Au jour le jour 135

Moi qui vous aimais si fort, si chaud, si mal, je disais que rien de vain ne nous arriverait. Je vivais en plein dans ces heures d’arrière cour qui me coupaient du monde ;j’avais le poing serré contre le cœur,et le cœur jusqu’à votre domicile. Ces rues que nous connaissions comme des pentes en posture, voilà qu’elles s’adressent à la colline…Je pense à ça aussi, je vous interdis de songer à me régler d’avance.


Certains des gens que je connais profitent de me voir malade pour m’injurier, or je les sais irrespirables, puants comme goudron, mauvais comme chiendent ;que me vaut cette haine, sinon cette femme qui est riche d’elle en permanence..


Comme tu me démesures chaque jour davantage, je te réclame des artifices. La nuit venue, il faut que tu te déshabilles et t’offres nues aux mains de sel ;ni cri, ni larme ,ni peine ne doivent nous alarmer, le silence doit t’être familier ;il faut bien te punir de tous mes esclavages, petite femme déjà d’autorité que je ne sais par quel bout l’apprendre.

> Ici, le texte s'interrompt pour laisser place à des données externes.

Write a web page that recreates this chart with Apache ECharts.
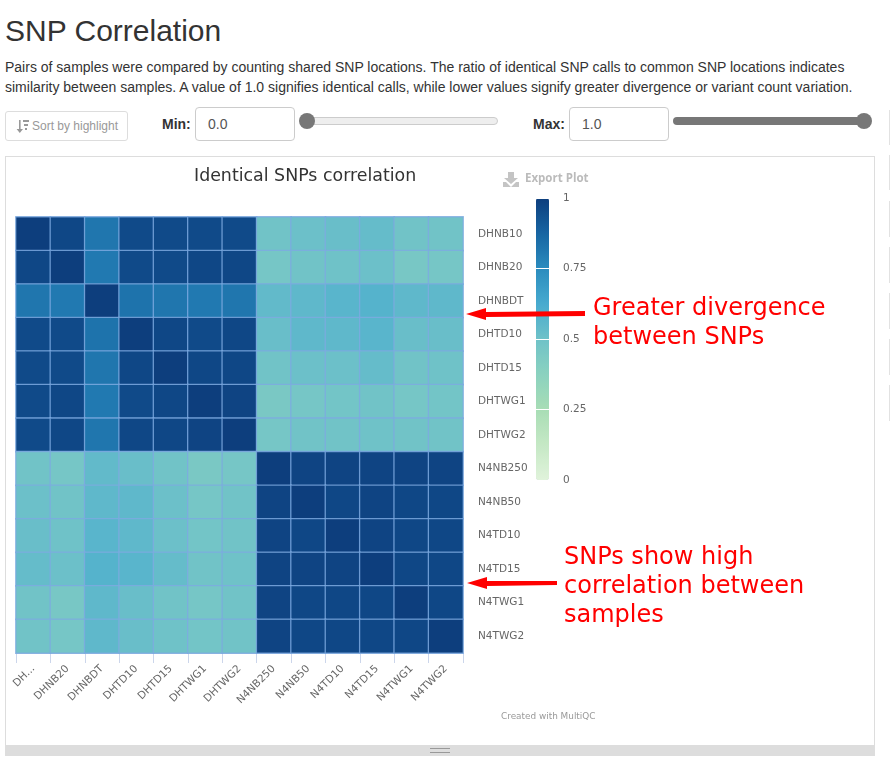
<!DOCTYPE html>
<html>
<head>
<meta charset="utf-8">
<title>SNP Correlation</title>
<script src="https://cdn.jsdelivr.net/npm/echarts@6/dist/echarts.min.js"></script>
<style>
html, body { margin: 0; padding: 0; background: #fff; overflow: hidden; }
body { width: 890px; height: 769px; position: relative; font-family: "Liberation Sans", Arial, sans-serif; color: #333; }
.abs { position: absolute; box-sizing: border-box; }
h1 { position: absolute; left: 5px; top: 13px; margin: 0; font-size: 30px; line-height: 36px; font-weight: 400; }
p { position: absolute; left: 5px; top: 57px; margin: 0; width: 880px; font-size: 14px; line-height: 20px; white-space: nowrap; }
.btn { left: 5px; top: 111px; width: 123px; height: 30px; border: 1px solid #ddd; border-radius: 3px; font-size: 12px; line-height: 28px; color: #999; padding-left: 26px; }
.lbl { top: 112px; font-size: 14px; font-weight: 700; line-height: 24px; }
.inp { top: 107px; width: 100px; height: 34px; border: 1px solid #ccc; border-radius: 4px; font-size: 14px; line-height: 32px; padding-left: 12px; color: #555; }
.track { top: 117px; height: 8px; border-radius: 4px; }
.thumb { top: 113px; width: 16px; height: 16px; border-radius: 8px; background: #777; }
.panel { left: 5px; top: 156px; width: 870px; height: 600px; border: 1px solid #ddd; }
.handle { left: 5px; top: 745px; width: 870px; height: 11px; background: #ddd; }
.edge { left: 889px; width: 1px; background: #e2e2e2; }
#main { position: absolute; left: 0; top: 0; width: 890px; height: 769px; }
</style>
</head>
<body>
<h1>SNP Correlation</h1>
<p>Pairs of samples were compared by counting shared SNP locations. The ratio of identical SNP calls to common SNP locations indicates<br>similarity between samples. A value of 1.0 signifies identical calls, while lower values signify greater divergence or variant count variation.</p>
<div class="abs btn">Sort by highlight
  <svg class="abs" style="left:10px;top:8px" width="13" height="13" viewBox="0 0 13 13"><path d="M3 0h1.6v9H7l-3.2 4L.6 9H3z" fill="#999"/><path d="M7 0h6v2H7zM8 4h4v2H8zM9 8h2v2H9z" fill="#999"/></svg>
</div>
<div class="abs lbl" style="left:162px">Min:</div>
<div class="abs inp" style="left:195px">0.0</div>
<div class="abs track" style="left:300px;width:198px;background:#eee;border:1px solid #ccc"></div>
<div class="abs thumb" style="left:299px"></div>
<div class="abs lbl" style="left:533px">Max:</div>
<div class="abs inp" style="left:569px">1.0</div>
<div class="abs track" style="left:673px;width:190px;background:#777"></div>
<div class="abs thumb" style="left:856px"></div>
<div class="abs panel"></div>
<div class="abs handle">
  <div class="abs" style="left:425px;top:3px;width:20px;height:5px;border-top:1px solid #999;border-bottom:1px solid #999"></div>
</div>
<div class="abs edge" style="top:110px;height:35px"></div>
<div class="abs edge" style="top:155px;height:35px"></div>
<div class="abs edge" style="top:201px;height:36px"></div>
<div class="abs edge" style="top:247px;height:36px"></div>
<div class="abs edge" style="top:293px;height:36px"></div>
<div class="abs edge" style="top:339px;height:36px"></div>
<div class="abs edge" style="top:385px;height:36px"></div>
<div id="main"></div>
<script>
var samples = ['DHNB10', 'DHNB20', 'DHNBDT', 'DHTD10', 'DHTD15', 'DHTWG1', 'DHTWG2',
    'N4NB250', 'N4NB50', 'N4TD10', 'N4TD15', 'N4TWG1', 'N4TWG2'];

// one row per sample
var correlation = [
    [1.00, 0.97, 0.82, 0.96, 0.96, 0.96, 0.96, 0.49, 0.51, 0.52, 0.53, 0.49, 0.49],
    [0.97, 1.00, 0.81, 0.96, 0.96, 0.97, 0.97, 0.47, 0.49, 0.50, 0.51, 0.46, 0.47],
    [0.82, 0.81, 1.00, 0.83, 0.82, 0.81, 0.82, 0.54, 0.55, 0.57, 0.58, 0.55, 0.55],
    [0.96, 0.96, 0.83, 1.00, 0.97, 0.96, 0.97, 0.52, 0.55, 0.55, 0.57, 0.52, 0.52],
    [0.96, 0.96, 0.82, 0.97, 1.00, 0.97, 0.97, 0.49, 0.51, 0.51, 0.53, 0.49, 0.50],
    [0.96, 0.97, 0.81, 0.96, 0.97, 1.00, 0.98, 0.45, 0.47, 0.48, 0.49, 0.47, 0.48],
    [0.96, 0.97, 0.82, 0.97, 0.97, 0.98, 1.00, 0.47, 0.49, 0.49, 0.50, 0.49, 0.49],
    [0.49, 0.47, 0.54, 0.52, 0.49, 0.45, 0.47, 1.00, 0.98, 0.98, 0.98, 0.98, 0.98],
    [0.51, 0.49, 0.55, 0.55, 0.51, 0.47, 0.49, 0.98, 1.00, 0.97, 0.98, 0.97, 0.97],
    [0.52, 0.50, 0.57, 0.55, 0.51, 0.48, 0.49, 0.98, 0.97, 1.00, 0.98, 0.97, 0.97],
    [0.53, 0.51, 0.58, 0.57, 0.53, 0.49, 0.50, 0.98, 0.98, 0.98, 1.00, 0.97, 0.97],
    [0.49, 0.46, 0.55, 0.52, 0.49, 0.47, 0.49, 0.98, 0.97, 0.97, 0.97, 1.00, 0.97],
    [0.49, 0.47, 0.55, 0.52, 0.50, 0.48, 0.49, 0.98, 0.97, 0.97, 0.97, 0.97, 1.00]
];

var scaleColors = ['#e0f3db', '#c5e8c5', '#a8ddb5', '#8bd2bf', '#6fc2c8', '#47aacf', '#2b8cbe', '#1765a2', '#0d3e7d'];

var cells = [];
correlation.forEach(function (row, y) {
    row.forEach(function (v, x) {
        cells.push([x, y, v]);
    });
});

var labelFont = 'DejaVu Sans';
var redFont = { font: '24px "DejaVu Sans"', fill: '#ff0000' };

var chart = echarts.init(document.getElementById('main'), null, { renderer: 'canvas' });
chart.setOption({
    animation: false,
    title: {
        text: 'Identical SNPs correlation',
        left: 189,
        top: 163,
        textStyle: { fontFamily: labelFont, fontSize: 17.4, fontWeight: 'normal', color: '#333' }
    },
    grid: [
        { left: 16, top: 217, width: 447, height: 436 },
        { left: 536, top: 198, width: 13, height: 282, z: 10 }
    ],
    xAxis: [
        {
            type: 'category', data: samples, gridIndex: 0, position: 'bottom',
            axisLine: { show: true, lineStyle: { color: '#ccd6eb' } },
            axisTick: { show: true, length: 10, alignWithLabel: false, lineStyle: { color: '#ccd6eb' } },
            axisLabel: {
                interval: 0, rotate: 45, margin: 14, fontSize: 10.5, fontFamily: labelFont, color: '#666',
                formatter: function (v, i) { return i === 0 ? 'DH...' : v; }
            },
            splitLine: { show: false }
        },
        {
            type: 'category', data: samples, gridIndex: 0, position: 'top',
            axisLine: { show: true, lineStyle: { color: '#d8d8d8', width: 1 } },
            axisTick: { show: false }, axisLabel: { show: false }
        },
        { type: 'category', data: ['scale'], gridIndex: 1, show: false }
    ],
    yAxis: [
        {
            type: 'category', data: samples, gridIndex: 0, inverse: true, position: 'right',
            axisLine: { show: false }, axisTick: { show: false },
            axisLabel: { interval: 0, margin: 15, fontSize: 10.5, fontFamily: labelFont, color: '#666' },
            splitLine: { show: false }
        },
        {
            type: 'value', gridIndex: 1, min: 0, max: 1, interval: 0.25, position: 'right', z: 10,
            axisLine: { show: false }, axisTick: { show: false },
            axisLabel: { margin: 14, fontSize: 10.5, fontFamily: labelFont, color: '#666' },
            splitLine: { show: true, lineStyle: { color: '#ffffff', width: 1 } }
        }
    ],
    visualMap: {
        min: 0, max: 1, seriesIndex: 0, calculable: false, orient: 'vertical',
        left: 536, top: 198, itemWidth: 13, itemHeight: 282, text: ['', ''], padding: 0,
        showLabel: false, hoverLink: false,
        inRange: { color: scaleColors }
    },
    series: [{
        type: 'heatmap',
        data: cells,
        xAxisIndex: 0,
        yAxisIndex: 0,
        silent: true,
        itemStyle: { borderWidth: 1.3, borderColor: 'rgba(125,170,225,0.8)' },
        emphasis: { disabled: true }
    }],
    graphic: [
        // export button
        { type: 'text', left: 525, top: 173, z: 20, style: { text: 'Export Plot', font: 'bold 11.5px "Open Sans"', fill: '#bbbbbb' } },
        { type: 'polygon', z: 20, shape: { points: [[508, 172], [514, 172], [514, 178], [518, 178], [511, 184], [504, 178], [508, 178]] }, style: { fill: '#c4c4c4' } },
        { type: 'polygon', z: 20, shape: { points: [[503, 182], [506, 182], [511, 187], [516, 182], [519, 182], [519, 187], [503, 187]] }, style: { fill: '#c4c4c4' } },
        { type: 'text', left: 501, top: 712, z: 20, style: { text: 'Created with MultiQC', font: '8.9px "DejaVu Sans"', fill: '#999999' } },
        // annotations
        { type: 'polygon', z: 30, shape: { points: [[585, 311], [585, 316], [486, 317], [486, 320], [466, 314], [486, 308], [486, 312]] }, style: { fill: '#ff0000' } },
        { type: 'polygon', z: 30, shape: { points: [[557, 581], [557, 585], [487, 586], [487, 589], [467, 583], [487, 577], [487, 581]] }, style: { fill: '#ff0000' } },
        { type: 'text', left: 593, top: 297, z: 30, style: { text: 'Greater divergence', font: redFont.font, fill: redFont.fill } },
        { type: 'text', left: 593, top: 326, z: 30, style: { text: 'between SNPs', font: redFont.font, fill: redFont.fill } },
        { type: 'text', left: 564, top: 546, z: 30, style: { text: 'SNPs show high', font: redFont.font, fill: redFont.fill } },
        { type: 'text', left: 564, top: 575, z: 30, style: { text: 'correlation between', font: redFont.font, fill: redFont.fill } },
        { type: 'text', left: 564, top: 604, z: 30, style: { text: 'samples', font: redFont.font, fill: redFont.fill } }
    ]
});
</script>
</body>
</html>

La nuit construit pour moi des palais de givre, ô mon amour humide comme les champs aux aurores, parle moi de ce que j’attends. L’ombre avec ses architectures chancelantes et son ciel de mosaïque, m’ouvre une vie nouvelle ;pourtant j’ai la passion si froide qu’il te faudra des mains inaltérées pour élargir dans ma tête les sillons de mes vieux rêves.


Le livre poussait. Les livres ont besoin d’espace et non d’accolement ;au moindre frisson le livre se dénoue et parle, il parle de ce qu’on aime entendre, une fois que le livre a parlé, il faut le refermer doucement, c’est une histoire qui recommence.
J’avais négligé une attente, l’attente se fit bocal, le bocal prit froid ,le verre cassa, l’eau s’écoula pour inventer un nouveau monde, le monde éclata de douceur, et tout recommença aux lendemains de givre.


Sous ce soleil de plomb comme j’ai pitié de toi, toi qui dans ces maisons paresseuses et sans âge te déshabilles, éteinte de toutes tes pierreries ,nonchalante et froide pour des yeux de derrière les vitraux, de derrière nos terroirs, comme j’ai pitié de toi, ma petite maladie.


Mon cœur était un passereau paresseux, sans mélodie, sans charme, sans ramage ;je le chassais un soir, l’insultant à tout rompre. Un jour, le retrouvai dans le corps d’un autre, frais comme une camomille, léger comme un papillon, vif comme un levraut, lui me maudissait ;je pleurais alors cet ancien élève du fond des premières classes.